An Annotation-to-Detection Framework for Autonomous and Robust Vine Trunk Localization in the Field by Mobile Agricultural Robots

arXiv cs.CV / 3/31/2026

💬 OpinionSignals & Early TrendsIdeas & Deep AnalysisModels & Research

Key Points

  • The paper proposes an annotation-to-detection framework to train a robust multi-modal detector for vine trunk localization using limited and partially labeled field data rather than large manually labeled datasets.
  • Key components include cross-modal annotation transfer and an early-stage sensor fusion pipeline, supported by a multi-stage detection architecture to improve multi-modal detection performance.
  • The approach is validated on vine trunk detection in novel vineyard environments with diverse lighting and crop densities, demonstrating practical robustness in unstructured real-world conditions.
  • When combined with a customized multi-modal LiDAR/odometry mapping (LOAM) and a tree association module, the system localizes trunks by identifying over 70% of trees per traversal with mean distance error under 0.37 meters.

Abstract

The dynamic and heterogeneous nature of agricultural fields presents significant challenges for object detection and localization, particularly for autonomous mobile robots that are tasked with surveying previously unseen unstructured environments.

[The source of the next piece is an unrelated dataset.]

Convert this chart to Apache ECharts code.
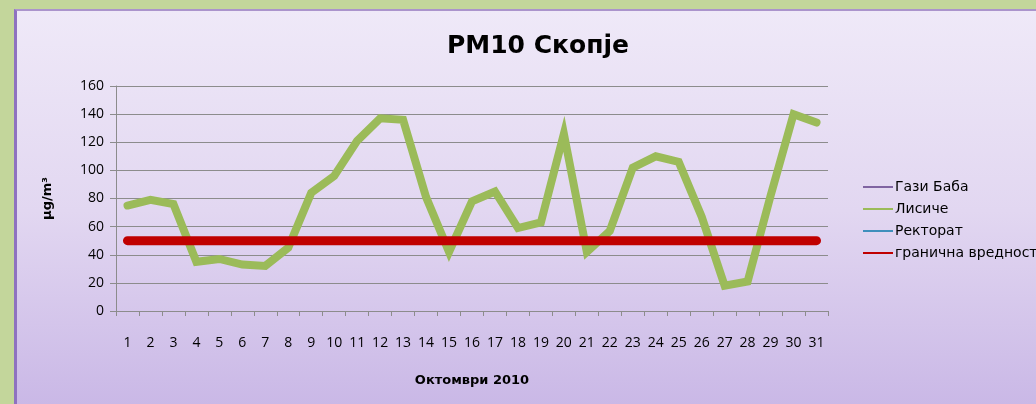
<!DOCTYPE html>
<html>
<head>
<meta charset="utf-8">
<script src="https://cdn.jsdelivr.net/npm/echarts@6/dist/echarts.min.js"></script>
<style>
  html, body { margin: 0; padding: 0; }
  body { width: 1036px; height: 404px; background: #c3d69b; position: relative; overflow: hidden; }
  #panel {
    position: absolute; left: 14px; top: 9px; width: 1030px; height: 400px;
    border-top: 2px solid #ab94cc; border-left: 3px solid #8e72c0;
    background: linear-gradient(to bottom, #efe9f8 0%, #e2d7f1 50%, #c9b7e6 100%);
  }
  #chart { position: absolute; left: 0; top: 0; width: 1036px; height: 404px; }
</style>
</head>
<body>
<div id="panel"></div>
<div id="chart"></div>
<script>
// дневни вредности PM10, октомври 2010
var days = []
for (var d = 1; d <= 31; d++) days.push(String(d))

var gaziBaba = []   // нема податоци, само во легендата
var lisiche = [75, 79, 76, 35, 37, 33, 32, 45, 84, 96, 121, 137, 136, 81, 42,
               78, 85, 59, 63, 126, 42, 57, 102, 110, 106, 67, 18, 21, 82, 140, 134]
var rektorat = []   // нема податоци
var limitValue = 50
var limit = days.map(function() { return limitValue })

var yTicks = [0, 20, 40, 60, 80, 100, 120, 140, 160]

var font = '"DejaVu Sans", "Open Sans", sans-serif'

var chart = echarts.init(document.getElementById('chart'), null, { renderer: 'canvas' })

chart.setOption({
  backgroundColor: 'transparent',
  animation: false,
  textStyle: { fontFamily: font },
  title: {
    text: 'PM10 Скопје',
    left: 533, top: 29, textAlign: 'center',
    textStyle: { fontSize: 25, fontWeight: 'bold', color: '#000', fontFamily: font }
  },
  legend: {
    orient: 'vertical',
    left: 858, top: 175,
    itemWidth: 30, itemHeight: 2, itemGap: 8,
    icon: 'rect',
    textStyle: { fontSize: 14, color: '#000', padding: [0, 0, 0, -3] },
    data: ['Гази Баба', 'Лисиче', 'Ректорат', 'гранична вредност']
  },
  grid: { left: 116, top: 86, width: 712, height: 225 },
  xAxis: {
    type: 'category',
    data: days,
    boundaryGap: true,
    name: 'Октомври 2010',
    nameLocation: 'middle',
    nameGap: 63,
    nameTextStyle: { fontSize: 13, fontWeight: 'bold', color: '#000' },
    axisLine: { lineStyle: { color: '#8c8c8c', width: 1 } },
    axisTick: { show: true, length: 5, alignWithLabel: false, lineStyle: { color: '#8c8c8c' } },
    axisLabel: { interval: 0, fontSize: 14, color: '#000', margin: 25, fontFamily: '"Open Sans", sans-serif' }
  },
  yAxis: {
    type: 'value',
    min: yTicks[0], max: yTicks[yTicks.length - 1], interval: 20,
    name: 'µg/m³',
    nameLocation: 'middle',
    nameGap: 62,
    nameRotate: 90,
    nameTextStyle: { fontSize: 13, fontWeight: 'bold', color: '#000' },
    axisLine: { show: true, lineStyle: { color: '#8c8c8c' } },
    axisTick: { show: true, length: 6, lineStyle: { color: '#8c8c8c' } },
    axisLabel: { fontSize: 14, color: '#000', margin: 12, fontFamily: '"Open Sans", sans-serif' },
    splitLine: { lineStyle: { color: '#8c8c8c', width: 1 } }
  },
  series: [
    { name: 'Гази Баба', type: 'line', data: gaziBaba, color: '#8064a2', showSymbol: false },
    {
      name: 'Лисиче', type: 'line', data: lisiche, color: '#9bbb59',
      showSymbol: false, lineStyle: { width: 8, cap: 'round', join: 'miter' }
    },
    { name: 'Ректорат', type: 'line', data: rektorat, color: '#3f8fbc', showSymbol: false },
    {
      name: 'гранична вредност', type: 'line', data: limit, color: '#c00000',
      showSymbol: false, lineStyle: { width: 9, cap: 'round' }
    }
  ]
})
</script>
</body>
</html>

Concurrently, there is a growing need for real-time detection systems that do not depend on large-scale manually labeled real-world datasets. In this work, we introduce a comprehensive annotation-to-detection framework designed to train a robust multi-modal detector using limited and partially labeled training data. The proposed methodology incorporates cross-modal annotation transfer and an early-stage sensor fusion pipeline, which, in conjunction with a multi-stage detection architecture, effectively trains and enhances the system's multi-modal detection capabilities. The effectiveness of the framework was demonstrated through vine trunk detection in novel vineyard settings that featured diverse lighting conditions and varying crop densities to validate performance. When integrated with a customized multi-modal LiDAR and Odometry Mapping (LOAM) algorithm and a tree association module, the system demonstrated high-performance trunk localization, successfully identifying over 70% of trees in a single traversal with a mean distance error of less than 0.37m. The results reveal that by leveraging multi-modal, incremental-stage annotation and training, the proposed framework achieves robust detection performance regardless of limited starting annotations, showcasing its potential for real-world and near-ground agricultural applications.